TDD design trade-offs and junk food


Tony Rasa recently talked about design trade-offs when doing TDD:

When “doing TDD,” we consciously make design trade-offs to favor testability. … we end up with a lot of single-implementation interfaces because of testability concerns and from weaknesses with our tools.

When I first started doing TDD, many of the new designs that came out of this practice seemed backwards and counterproductive at first.  After all, I wound up with many more classes, lots of interfaces, and most interfaces had exactly one implementation.

It turned out that before doing TDD, I wasn’t very good at OO design (not that I’m all that great now).  I tried, but all in all it was largely a bunch of guesswork coupled with the fear of changing code.

In college, I decided to give up caffeine, fast food and soft drinks.  Initially, healthy food tasted disgusting and it felt like I was going through junk food withdrawal.  After a month or so of following a healthier diet practice, I decided to splurge on a cheeseburger.  It was disgusting, and I was thoroughly nauseated.  My body was not used to such high levels of fat, and was letting me know it was not pleased.

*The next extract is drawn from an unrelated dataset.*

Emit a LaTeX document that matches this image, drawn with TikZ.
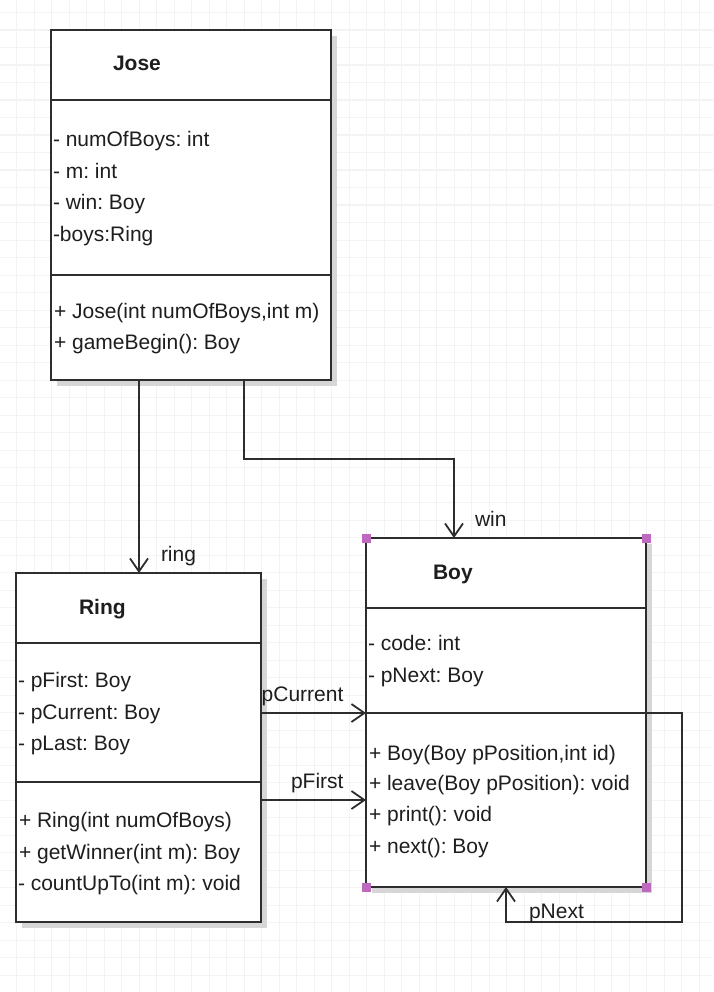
\documentclass[tikz,border=0pt]{standalone}
\usepackage{fontspec}
\setmainfont{Liberation Sans}
\frenchspacing
\usetikzlibrary{arrows.meta,shadows}
\definecolor{gridc}{RGB}{243,243,243}
\definecolor{borderc}{RGB}{45,45,45}
\definecolor{shadowc}{RGB}{214,214,214}
\definecolor{handlec}{RGB}{190,104,192}
\definecolor{textc}{RGB}{30,30,30}
\tikzset{
  gridline/.style={draw=gridc, line width=1.4pt},
  umlbox/.style={draw=borderc, fill=white, line width=2pt, rectangle, inner sep=0pt, outer sep=0pt,
     drop shadow={shadow xshift=6pt, shadow yshift=-6pt, fill=shadowc, opacity=1}},
  divider/.style={draw=borderc, line width=2pt},
  txt/.style={anchor=base west, inner sep=0pt, outer sep=0pt, text=textc, font=\fontsize{21}{25}\selectfont},
  ttl/.style={txt, font=\fontsize{21}{25}\selectfont\bfseries},
  conn/.style={draw=borderc, line width=1.8pt, -{Straight Barb[length=13pt,width=18pt,line width=1.8pt]}},
  handle/.style={fill=handlec},
}
\begin{document}
\begin{tikzpicture}[x=1pt,y=-1pt]
\useasboundingbox (0,0) rectangle (713,992);
\fill[white] (0,0) rectangle (713,992);
% grid
\foreach \i in {0,...,41} \draw[gridline] ({-0.8+17.5*\i},0) -- ({-0.8+17.5*\i},992);
\foreach \j in {0,...,57} \draw[gridline] (0,{-4.8+17.5*\j}) -- (713,{-4.8+17.5*\j});

% boxes
\node[umlbox, minimum width=280pt, minimum height=350pt, anchor=north west] (jose) at (51,30) {};
\node[umlbox, minimum width=245pt, minimum height=349pt, anchor=north west] (ring) at (16,573) {};
\node[umlbox, minimum width=280pt, minimum height=349pt, anchor=north west] (boy) at (366,538) {};

% dividers
\draw[divider] ([yshift=-70pt]jose.north west) -- ([yshift=-70pt]jose.north east);
\draw[divider] ([yshift=-245pt]jose.north west) -- ([yshift=-245pt]jose.north east);
\draw[divider] ([yshift=-70pt]ring.north west) -- ([yshift=-70pt]ring.north east);
\draw[divider] ([yshift=-209pt]ring.north west) -- ([yshift=-209pt]ring.north east);
\draw[divider] ([yshift=-70pt]boy.north west) -- ([yshift=-70pt]boy.north east);
\draw[divider] ([yshift=-175pt]boy.north west) -- ([yshift=-175pt]boy.north east);

% Jose text
\node[ttl] (joset) at (113,71) {Jose};
\node[txt] (ja1) at (53,146.7) {- numOfBoys: int};
\node[txt] (ja2) at (53,178.2) {- m: int};
\node[txt] (ja3) at (53,209.7) {- win: Boy};
\node[txt] (ja4) at (53,241.2) {-boys:Ring};
\node[txt] (jm1) at (54,318) {+ Jose(int numOfBoys,int m)};
\node[txt] (jm2) at (54,349.5) {+ gameBegin(): Boy};

% Ring text
\node[ttl] (ringt) at (79,614) {Ring};
\node[txt] (ra1) at (18,687.3) {- pFirst: Boy};
\node[txt] (ra2) at (18,719) {- pCurrent: Boy};
\node[txt] (ra3) at (18,750.7) {- pLast: Boy};
\node[txt] (rm1) at (19,827.3) {+ Ring(int numOfBoys)};
\node[txt] (rm2) at (19,859) {+ getWinner(int m): Boy};
\node[txt] (rm3) at (18,890.5) {- countUpTo(int m): void};

% Boy text
\node[ttl] (boyt) at (433,579) {Boy};
\node[txt] (ba1) at (368,650.7) {- code: int};
\node[txt] (ba2) at (368,682.3) {- pNext: Boy};
\node[txt] (bm1) at (369,760) {+ Boy(Boy pPosition,int id)};
\node[txt] (bm2) at (369,790.7) {+ leave(Boy pPosition): void};
\node[txt] (bm3) at (369,821.7) {+ print(): void};
\node[txt] (bm4) at (369,853.3) {+ next(): Boy};

% connectors
\draw[conn] ([xshift=88pt]jose.south west) -- ([xshift=123pt]ring.north west);
\draw[conn] ([xshift=193pt]jose.south west) |- ([xshift=88pt,yshift=79pt]boy.north west) -- ([xshift=88pt]boy.north west);
\draw[conn] ([yshift=-140pt]ring.north east) -- ([yshift=-140pt]ring.north east -| boy.west);
\draw[conn] ([yshift=-227pt]ring.north east) -- ([yshift=-227pt]ring.north east -| boy.west);
\draw[conn] ([yshift=-175pt]boy.north east) -- ++(36,0) -- ++(0,209) -| ([xshift=140pt]boy.south west);

% connector labels
\node[txt] (lring) at (161,561.5) {ring};
\node[txt] (lwin) at (475,526.7) {win};
\node[txt] (lcur) at (261.7,701.7) {pCurrent};
\node[txt] (lfirst) at (291,788.3) {pFirst};
\node[txt] (lnext) at (529,918.3) {pNext};

% selection handles
\foreach \c in {north west, north east, south west, south east}
  \fill[handle] ([shift={(-4.5pt,-4.5pt)}]boy.\c) rectangle ([shift={(4.5pt,4.5pt)}]boy.\c);
\end{tikzpicture}
\end{document}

Starting TDD is giving up OO junk food.  No more short cuts, god classes or big balls of mud, which seemed so comforting before.  No more wallowing in the debugger, taking pride in knowing how to take apart the Gordian knot, or making a mental stack of variables.  It hurt at first, seemed a little alien, but led toward leaner, tighter and more cohesive designs.

As for these so-called “trade-offs”, they are the first steps towards better designs.  One-implementation interfaces aren’t a design smell, it’s separation of concerns in action, dependency inversion principle in action.  Breaking big pieces into smaller cohesive units works on any scale, and you’ll be hard pressed to find the lower limit of its cost.

Because my initial OO designs had next to zero interfaces, it seemed rather silly to have a bunch of seemingly one-off implementations.  Eventually, I saw interfaces for what they truly were: contracts.  An interface is a contract, that any implementation needs to adhere to.  Consumers of the interface do not care about implementation details, nor can they, as the interface provides no other information besides the signatures it provides.

When doing TDD in a top-down behavioral design fashion, I create interfaces well before I ever create an implementation for them.  And that’s reducing cost, as I don’t write code I don’t absolutely prove that I need yet.  TDD forces the developer to put down the cheeseburger, drop the chalupa and ditch the Mountain Dew, forming a leaner, tighter and more cohesive codebase.